His research project for the HMD is titled, "A Head-Mounted Three-Dimensional Display".[2]

The HMD displays graphics generated from a computer in real time, instead of a camera feed. This is the point of novelty.

Sketchpad[edit]

In 1963, Ivan Sutherland's PhD dissertation project at MIT involved Sketchpad, which was the first real-time CAD system, which used a pen on a screen.[3]

Sketchpad is a drawing program by Ivan Sutherland.

Sketchpad's full title is "Sketchpad-A Man-Machine Graphical Communication System".[4]

It uses a light pen.[5]

Sketchpad does not enable drawing something in three dimensions simultaneously.[5]

Head mounted display[edit]

Ivan Sutherland was influenced to build a head-mounted display by a display he saw as part of a helicopter. He saw a head-mounted display connected to a camera system in a helicopter developed by Bell Helicopter Company.[6][7] Sutherland received a copy of the display system and invented a head-mounted computer-driven display system.
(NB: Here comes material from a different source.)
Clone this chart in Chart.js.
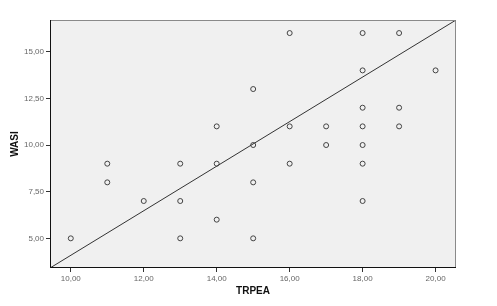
<!DOCTYPE html>
<html>
<head>
<meta charset="utf-8">
<script src="https://cdn.jsdelivr.net/npm/chart.js@4"></script>
<style>
  html, body { margin: 0; padding: 0; background: #fff; }
  #wrap { width: 497px; height: 306px; }
</style>
</head>
<body>
<div id="wrap"><canvas id="c" width="497" height="306"></canvas></div>
<script>
// TRPEA (x) vs WASI (y)
const trpea = [10, 11, 11, 12, 13, 13, 13, 14, 14, 14, 15, 15, 15, 15, 16, 16, 16, 17, 17, 18, 18, 18, 18, 18, 18, 18, 19, 19, 19, 20];
const wasi  = [5,  9,  8,  7,  9,  7,  5,  11, 9,  6,  13, 10, 8,  5,  16, 11, 9,  11, 10, 16, 14, 12, 11, 10, 9,  7,  16, 12, 11, 14];
// fit line ends
const fitX = [9.43, 20.56];
const fitY = [3.41, 16.7];
const xTicks = [10, 12, 14, 16, 18, 20];
const yTicks = [5, 7.5, 10, 12.5, 15];

const fmt = v => v.toFixed(2).replace('.', ',');

/* gray plot background + SPSS style frame (dark left/bottom, gray top/right) */
const frame = {
  id: 'frame',
  beforeDraw(chart) {
    const { ctx, chartArea: a } = chart;
    ctx.save();
    ctx.fillStyle = '#f0f0f0';
    ctx.fillRect(a.left, a.top, a.right - a.left, a.bottom - a.top);
    ctx.restore();
  },
  afterDraw(chart) {
    const { ctx, chartArea: a } = chart;
    ctx.save();
    ctx.lineWidth = 1;
    ctx.strokeStyle = '#8a8a8a';
    ctx.beginPath();
    ctx.moveTo(a.left, a.top + 0.5); ctx.lineTo(a.right - 0.5, a.top + 0.5); ctx.lineTo(a.right - 0.5, a.bottom);
    ctx.stroke();
    ctx.strokeStyle = '#111';
    ctx.beginPath();
    ctx.moveTo(a.left + 0.5, a.top); ctx.lineTo(a.left + 0.5, a.bottom - 0.5); ctx.lineTo(a.right, a.bottom - 0.5);
    ctx.stroke();
    ctx.restore();
  }
};

const tickFont = { family: "'Liberation Sans', Arial, sans-serif", size: 8 };
const titleFont = { family: "'Liberation Sans', Arial, sans-serif", size: 10, weight: 'bold' };

new Chart(document.getElementById('c'), {
  type: 'scatter',
  data: {
    datasets: [
      {
        data: trpea.map((x, i) => ({ x, y: wasi[i] })),
        pointStyle: 'circle', pointRadius: 2.5, pointBorderWidth: 1,
        pointBorderColor: '#444', pointBackgroundColor: 'rgba(0,0,0,0)'
      },
      {
        type: 'line',
        data: fitX.map((x, i) => ({ x, y: fitY[i] })),
        borderColor: '#333', borderWidth: 1, pointRadius: 0, fill: false
      }
    ]
  },
  options: {
    responsive: false,
    animation: false,
    layout: { padding: { top: 20, right: 41, left: 9, bottom: 9 } },
    plugins: { legend: { display: false }, tooltip: { enabled: false } },
    scales: {
      x: {
        type: 'linear', min: 9.43, max: 20.56,
        afterBuildTicks: s => { s.ticks = xTicks.map(v => ({ value: v })); },
        afterFit: s => { s.height = 29; },
        grid: { drawOnChartArea: false, tickLength: 4, color: '#333' },
        border: { display: false },
        ticks: { color: '#666', font: tickFont, padding: 2, maxRotation: 0, callback: v => fmt(v) },
        title: { display: true, text: 'TRPEA', color: '#111', font: titleFont, padding: { top: 4, bottom: 0 } }
      },
      y: {
        type: 'linear', min: 3.41, max: 16.7,
        afterBuildTicks: s => { s.ticks = yTicks.map(v => ({ value: v })); },
        afterFit: s => { s.width = 41; },
        grid: { drawOnChartArea: false, tickLength: 4, color: '#333' },
        border: { display: false },
        ticks: { color: '#666', font: tickFont, padding: 2, callback: v => fmt(v) },
        title: { display: true, text: 'WASI', color: '#111', font: titleFont, padding: { top: 0, bottom: 6 } }
      }
    }
  },
  plugins: [frame]
});
</script>
</body>
</html>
The display system Ivan invented used a mounting system called the Sword of Damocles, which is a position measuring device, so that the computer knows where the user is facing so as to generate a picture of a virtual scene at the correct perspective.[7] It was designed at Harvard. This HMD was part of an augmented reality system which projected a visible 3D cube in a room.[3]

Ivan did work at Harvard using a PDP-1.[6]

Ivan’s motivation was to build an ‘ultimate interface’ that would allow people to interface with computers by being inside 3D computer graphics and to use direct interaction.[8]